San Francisco, San Jose, Oakland, New York City and Miami are the top markets where market conditions might cause multifamily investors to consider selling their properties. These cities face rising vacancies and flattening rents, as a flood of new supply is hitting the market following years of development.
Ten-X Commercial's research team notes that nationally, multifamily completions look to exceed 260,000 units for the second straight year, while absorption will be approximately 200,000 units for the fourth straight year. As a result, vacancies are forecasted to rise in 2018 and beyond.

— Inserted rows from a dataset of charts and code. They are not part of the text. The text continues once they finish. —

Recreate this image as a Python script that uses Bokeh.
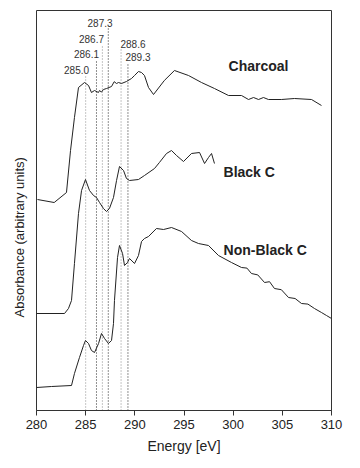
from bokeh.plotting import figure
from bokeh.models import Range1d, SingleIntervalTicker, Title, ColumnDataSource
from bokeh.core.properties import value
from bokeh.embed import file_html
from bokeh.resources import INLINE

# ---------------- data ----------------
charcoal_ev = [280.1, 281.8, 283.05, 283.46, 283.86, 284.27, 284.88, 285.29, 285.59, 285.9,
               286.3, 286.41, 286.6, 286.81, 287.12, 287.63, 287.9, 288.14, 288.34, 288.64, 289.15,
               289.66, 289.97, 290.37, 290.68, 290.98, 291.39, 291.9, 293.0, 294.03, 295.46,
               296.78, 298.1, 299.53, 300.85, 301.56, 302.07, 302.58, 303.08, 303.59, 304.9,
               306.24, 307.97, 308.98]
charcoal_abs = [52.75, 52.0, 54.5, 65.0, 73.25, 80.75, 82.0, 81.25, 79.5, 80.0,
                79.5, 80.0, 79.6, 80.25, 80.5, 81.0, 82.2, 81.75, 82.0, 81.75, 82.25,
                83.0, 83.75, 84.75, 84.5, 83.75, 80.75, 79.0, 82.5, 85.0, 83.75,
                82.0, 80.5, 78.75, 78.75, 77.75, 78.25, 77.75, 78.25, 77.75, 77.75,
                78.0, 77.75, 76.25]

blackc_ev = [280.0, 282.85, 283.25, 283.56, 283.86, 284.27, 284.58, 284.98, 285.39, 285.8,
             286.1, 286.41, 286.81, 287.12, 287.42, 287.83, 288.14, 288.44, 288.85, 289.15,
             289.46, 290.37, 290.98, 292.0, 292.5, 293.22, 293.73, 294.24, 294.95, 295.76,
             296.58, 297.09, 297.49, 297.8, 298.1]
blackc_abs = [24.25, 24.25, 25.5, 27.5, 36.75, 49.25, 55.0, 57.75, 55.0, 53.75,
              53.25, 52.0, 50.5, 49.75, 50.5, 53.25, 57.5, 61.0, 60.0, 58.0,
              57.5, 57.75, 58.75, 60.5, 62.0, 64.25, 65.0, 63.75, 62.25, 64.25,
              64.5, 61.75, 63.25, 64.25, 61.75]

nonblack_ev = [280.0, 281.53, 283.56, 283.86, 284.37, 284.78, 284.98, 285.29, 285.59, 285.9,
               286.31, 286.61, 286.92, 287.32, 287.63, 287.83, 287.93, 288.24, 288.44, 288.75,
               288.95, 289.25, 289.46, 289.97, 290.37, 290.68, 290.98, 291.39, 292.2, 292.92,
               293.73, 294.75, 295.76, 296.47, 297.49, 298.51, 299.83, 300.85, 301.4, 301.86,
               302.5, 303.19, 303.7, 304.2, 304.9, 305.63, 306.3, 306.95, 307.6, 308.27,
               308.98, 309.49, 310.0]
nonblack_abs = [5.75, 6.0, 6.25, 9.25, 13.25, 16.25, 17.5, 16.75, 15.0, 14.5,
                16.75, 19.25, 18.0, 16.75, 17.5, 21.75, 27.5, 38.25, 41.25, 39.25,
                36.25, 37.0, 38.0, 36.75, 38.75, 42.25, 43.0, 43.5, 45.5, 45.25,
                45.75, 44.75, 42.5, 41.75, 41.25, 38.75, 37.0, 35.75, 35.6, 34.25,
                33.9, 32.0, 32.2, 30.5, 30.2, 28.25, 28.0, 26.75, 26.6, 25.5,
                24.5, 23.75, 23.0]

peak_energies = [285.0, 286.1, 286.7, 287.3, 288.6, 289.3]
peak_labels = ["285.0", "286.1", "286.7", "287.3", "288.6", "289.3"]

series_names = ["Charcoal", "Black C", "Non-Black C"]

# ---------------- layout / style (not data) ----------------
peak_line_top = [83.5, 87.75, 91.5, 95.5, 90.25, 87.0]
peak_label_dx = [-0.93, -1.02, -1.11, -0.84, 1.21, 1.02]
peak_label_y = [85.25, 89.25, 93.0, 97.0, 91.75, 88.5]
peak_line_color = ["#8c8c8c", "#222222", "#8c8c8c", "#222222", "#8c8c8c", "#222222"]
name_x = [299.53, 299.02, 299.02]
name_y = [86.25, 59.75, 40.25]

FONT = "Liberation Sans"
INK = "#222222"

p = figure(output_backend="svg", toolbar_location=None,
           frame_width=295, frame_height=400,
           min_border_left=35, min_border_right=22, min_border_top=10, min_border_bottom=50,
           x_range=Range1d(280, 310), y_range=Range1d(0, 100))

p.background_fill_color = "white"
p.border_fill_color = "white"
p.outline_line_color = "#333333"
p.outline_line_width = 1
p.xgrid.visible = False
p.ygrid.visible = False
p.yaxis.visible = False

ax = p.xaxis[0]
ax.ticker = SingleIntervalTicker(interval=5)
ax.minor_tick_line_color = None
ax.major_tick_in = 0
ax.major_tick_out = 5
ax.axis_line_color = "#333333"
ax.major_tick_line_color = "#333333"
ax.major_label_text_font = FONT
ax.major_label_text_font_size = "13px"
ax.major_label_text_color = INK
ax.major_label_standoff = 4
ax.axis_label = "Energy [eV]"
ax.axis_label_text_font = FONT
ax.axis_label_text_font_size = "14px"
ax.axis_label_text_font_style = "normal"
ax.axis_label_text_color = INK
ax.axis_label_standoff = 6

# y-axis label as a left-side title, anchored near the lower part like the original
ytitle = Title(text="Absorbance (arbitrary units)", align="left", offset=93,
               text_font=FONT, text_font_size="13px", text_font_style="normal",
               text_color=INK, standoff=19)
p.add_layout(ytitle, "left")

# dotted reference lines
seg_src = ColumnDataSource(dict(x=peak_energies, top=peak_line_top, c=peak_line_color))
p.segment(x0="x", y0=0, x1="x", y1="top", source=seg_src, line_color="c",
          line_dash="1 2", line_width=1)

# curves
p.line(charcoal_ev, charcoal_abs, line_color=INK, line_width=1)
p.line(blackc_ev, blackc_abs, line_color=INK, line_width=1)
p.line(nonblack_ev, nonblack_abs, line_color=INK, line_width=1)

# peak labels
lab_x = [e + d for e, d in zip(peak_energies, peak_label_dx)]
p.text(x=lab_x, y=peak_label_y, text=peak_labels, text_font=value(FONT),
       text_font_size="10px", text_color="#333333", text_align="center",
       text_baseline="middle")

# series names
p.text(x=name_x, y=name_y, text=series_names, text_font=value(FONT),
       text_font_size="14px", text_font_style="bold", text_color=INK,
       text_align="left", text_baseline="middle")

open("out.html", "w").write(file_html(p, INLINE))
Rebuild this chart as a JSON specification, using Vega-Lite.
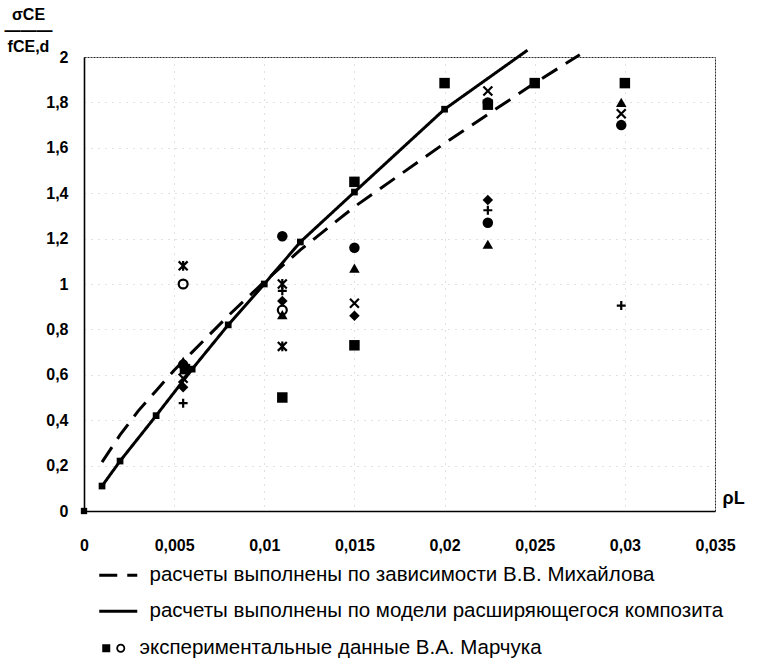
{
  "$schema": "https://vega.github.io/schema/vega-lite/v6.json",
  "width": 631,
  "height": 454,
  "autosize": {"type": "none"},
  "padding": {"left": 84, "top": 57, "right": 45, "bottom": 148},
  "background": "white",
  "config": {
    "font": "Liberation Sans",
    "view": {"stroke": "#222", "strokeDash": [2, 1], "strokeWidth": 1},
    "axis": {
      "labelFont": "Liberation Sans",
      "labelFontWeight": "bold",
      "labelFontSize": 16,
      "labelColor": "black",
      "ticks": false,
      "domainColor": "black",
      "domainWidth": 1.6,
      "gridColor": "#888",
      "gridDash": [1, 6],
      "gridWidth": 1,
      "gridOpacity": 0.5,
      "titleFont": "Liberation Sans",
      "titleFontWeight": "bold",
      "titleColor": "black"
    }
  },
  "datasets": {
    "model": [
      {"series": "m", "x": 0.001, "y": 0.215},
      {"series": "m", "x": 0.002, "y": 0.335},
      {"series": "m", "x": 0.003, "y": 0.44},
      {"series": "m", "x": 0.004, "y": 0.53},
      {"series": "m", "x": 0.005, "y": 0.62},
      {"series": "m", "x": 0.006, "y": 0.70},
      {"series": "m", "x": 0.008, "y": 0.86},
      {"series": "m", "x": 0.01, "y": 1.01},
      {"series": "m", "x": 0.012, "y": 1.15},
      {"series": "m", "x": 0.015, "y": 1.34},
      {"series": "m", "x": 0.02, "y": 1.62},
      {"series": "m", "x": 0.025, "y": 1.885},
      {"series": "m", "x": 0.0275, "y": 2.01},
      {"series": "k", "x": 0.001, "y": 0.11},
      {"series": "k", "x": 0.002, "y": 0.22},
      {"series": "k", "x": 0.004, "y": 0.42},
      {"series": "k", "x": 0.006, "y": 0.625},
      {"series": "k", "x": 0.008, "y": 0.82},
      {"series": "k", "x": 0.01, "y": 1.0},
      {"series": "k", "x": 0.012, "y": 1.185},
      {"series": "k", "x": 0.015, "y": 1.405},
      {"series": "k", "x": 0.02, "y": 1.77},
      {"series": "k", "x": 0.0246, "y": 2.03}
    ],
    "exp": [
      {"m": "dot", "x": 0, "y": 0},
      {"m": "ast", "x": 0.0055, "y": 1.08},
      {"m": "ocirc", "x": 0.0055, "y": 1.0},
      {"m": "tri", "x": 0.0055, "y": 0.66},
      {"m": "circ", "x": 0.0055, "y": 0.645},
      {"m": "sq", "x": 0.0056, "y": 0.625},
      {"m": "x", "x": 0.0055, "y": 0.585},
      {"m": "dia", "x": 0.0055, "y": 0.545},
      {"m": "plus", "x": 0.0055, "y": 0.475},
      {"m": "circ", "x": 0.011, "y": 1.21},
      {"m": "ast", "x": 0.011, "y": 1.0},
      {"m": "plus", "x": 0.011, "y": 0.97},
      {"m": "dia", "x": 0.011, "y": 0.925},
      {"m": "ocirc", "x": 0.011, "y": 0.885},
      {"m": "tri", "x": 0.011, "y": 0.865},
      {"m": "ast", "x": 0.011, "y": 0.725},
      {"m": "sq", "x": 0.011, "y": 0.5},
      {"m": "sq", "x": 0.015, "y": 1.45},
      {"m": "circ", "x": 0.015, "y": 1.16},
      {"m": "tri", "x": 0.015, "y": 1.07},
      {"m": "x", "x": 0.015, "y": 0.915},
      {"m": "dia", "x": 0.015, "y": 0.86},
      {"m": "sq", "x": 0.015, "y": 0.73},
      {"m": "sq", "x": 0.02, "y": 1.885},
      {"m": "x", "x": 0.0224, "y": 1.85},
      {"m": "circ", "x": 0.0224, "y": 1.80},
      {"m": "sq", "x": 0.0224, "y": 1.79},
      {"m": "dia", "x": 0.0224, "y": 1.37},
      {"m": "plus", "x": 0.0224, "y": 1.325},
      {"m": "circ", "x": 0.0224, "y": 1.27},
      {"m": "tri", "x": 0.0224, "y": 1.175},
      {"m": "sq", "x": 0.025, "y": 1.885},
      {"m": "sq", "x": 0.03, "y": 1.885},
      {"m": "tri", "x": 0.0298, "y": 1.80},
      {"m": "x", "x": 0.0298, "y": 1.75},
      {"m": "circ", "x": 0.0298, "y": 1.70},
      {"m": "plus", "x": 0.0298, "y": 0.905}
    ]
  },
  "encoding": {
    "x": {
      "field": "x",
      "type": "quantitative",
      "scale": {"domain": [0, 0.035], "nice": false, "zero": false},
      "axis": {
        "values": [0, 0.005, 0.01, 0.015, 0.02, 0.025, 0.03, 0.035],
        "labelExpr": "replace(format(datum.value, '~g'), '.', ',')",
        "labelPadding": 26,
        "labelFlush": false,
        "labelOverlap": false,
        "title": "ρL",
        "titleX": 638,
        "titleY": -8,
        "titleAlign": "left",
        "titleBaseline": "alphabetic",
        "titleFontSize": 18
      }
    },
    "y": {
      "field": "y",
      "type": "quantitative",
      "scale": {"domain": [0, 2], "nice": false},
      "axis": {
        "values": [0, 0.2, 0.4, 0.6, 0.8, 1, 1.2, 1.4, 1.6, 1.8, 2],
        "labelExpr": "replace(format(datum.value, '~g'), '.', ',')",
        "labelPadding": 16,
        "labelOverlap": false,
        "title": ["σCE", "―――", "fCE,d"],
        "titleAngle": 0,
        "titleX": -56,
        "titleY": -51,
        "titleAlign": "center",
        "titleBaseline": "top",
        "titleFontSize": 16,
        "titleLineHeight": 16
      }
    }
  },
  "layer": [
    {
      "data": {"name": "model"},
      "mark": {"type": "line", "strokeWidth": 3, "color": "black"},
      "encoding": {
        "strokeDash": {
          "field": "series",
          "type": "nominal",
          "scale": {"domain": ["m", "k", "e"], "range": [[18, 10], [1, 0], [1, 0]]},
          "legend": {
            "title": null,
            "orient": "none",
            "legendX": 27,
            "legendY": 508,
            "padding": 0,
            "symbolSize": 100,
            "symbolStrokeWidth": 3,
            "symbolStrokeColor": "black",
            "labelFont": "Liberation Sans",
            "labelFontSize": 20.5,
            "labelColor": "black",
            "labelOffset": 18,
            "labelLimit": 900,
            "rowPadding": 15,
            "labelExpr": "datum.value == 'm' ? 'расчеты выполнены по зависимости В.В. Михайлова' : datum.value == 'k' ? 'расчеты выполнены по модели расширяющегося композита' : 'экспериментальные данные В.А. Марчука'",
            "encode": {
              "symbols": {
                "update": {
                  "shape": {"signal": "datum.index === 2 ? 'M-3.8,-0.8H-2.2V0.8H-3.8Z M0.8,0A0.9,0.9 0 1,1 -1,0A0.9,0.9 0 1,1 0.8,0Z M0.45,0A0.55,0.55 0 1,0 -0.65,0A0.55,0.55 0 1,0 0.45,0Z' : 'M-4.4,0H3.2'"},
                  "fill": {"signal": "datum.index === 2 ? 'black' : 'transparent'"},
                  "stroke": {"signal": "datum.index === 2 ? 'transparent' : 'black'"},
                  "strokeDash": {"signal": "datum.index === 0 ? [8, 6] : [1, 0]"},
                  "strokeWidth": {"value": 3},
                  "opacity": {"value": 1}
                }
              },
              "labels": {
                "update": {
                  "dx": {"signal": "datum.index === 2 ? -10 : 0"}
                }
              }
            }
          }
        }
      }
    },
    {
      "data": {"name": "model"},
      "transform": [{"filter": "datum.series == 'k' && datum.x < 0.024"}],
      "mark": {"type": "point", "shape": "square", "filled": true, "color": "black", "size": 45, "opacity": 1}
    },
    {
      "data": {"name": "exp"},
      "transform": [{"filter": "datum.m == 'dot'"}],
      "mark": {"type": "point", "shape": "square", "filled": true, "color": "black", "size": 40, "opacity": 1}
    },
    {
      "data": {"name": "exp"},
      "transform": [{"filter": "indexof(['sq', 'circ', 'dia', 'tri'], datum.m) >= 0"}],
      "mark": {"type": "point", "filled": true, "color": "black", "size": 110, "opacity": 1},
      "encoding": {
        "shape": {
          "field": "m",
          "type": "nominal",
          "scale": {
            "domain": ["sq", "circ", "dia", "tri", "x", "ast", "plus", "ocirc"],
            "range": ["square", "circle", "diamond", "triangle-up", "M-1,-1L1,1M-1,1L1,-1", "M-1,-1L1,1M-1,1L1,-1M0,-1.1L0,1.1", "M-1,0H1M0,-1V1", "circle"]
          },
          "legend": null
        }
      }
    },
    {
      "data": {"name": "exp"},
      "transform": [{"filter": "indexof(['x', 'ast', 'plus', 'ocirc'], datum.m) >= 0"}],
      "mark": {"type": "point", "filled": false, "color": "black", "size": 80, "strokeWidth": 2.2, "opacity": 1},
      "encoding": {
        "shape": {
          "field": "m",
          "type": "nominal",
          "scale": {
            "domain": ["sq", "circ", "dia", "tri", "x", "ast", "plus", "ocirc"],
            "range": ["square", "circle", "diamond", "triangle-up", "M-1,-1L1,1M-1,1L1,-1", "M-1,-1L1,1M-1,1L1,-1M0,-1.1L0,1.1", "M-1,0H1M0,-1V1", "circle"]
          },
          "legend": null
        }
      }
    }
  ]
}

In a modelled cyclical downturn from 2019-2020, vacancies would approach 6.0 percent in 2020 before an economic recovery in 2021 brings renewed demand.
Rent growth will remain at three percent in 2018 before slowing, yet remain positive during the modelled recessionary years. Ten-X sees this down cycle as more benign for the apartment sector than previous downturns when rents actually declined.
"All good things come to an end, and this truism is now to become manifest in the multifamily sector where the long-anticipated turning of the cycle is underway," said Ten-X Chief Economist Peter Muoio. "Developers have spent years betting on the shift in preferences towards renting and living in walkable urban downtowns. Now the critical mass of supply deliveries is weighing on the sector. While the downturn's effects should not be cataclysmic for multifamily owners in most markets, there's no denying that the sector's outlook is distinctly grayer than a year or two ago."
U.S. apartment rents rose 3.3 percent over the past year — a fairly healthy pace, but a clear deceleration from the nearly 6-percent growth rate enjoyed in late 2015 and early 2016. The sector's overall deal volume totaled $41 billion during the third quarter, an 11-percent increase from the same period in 2016.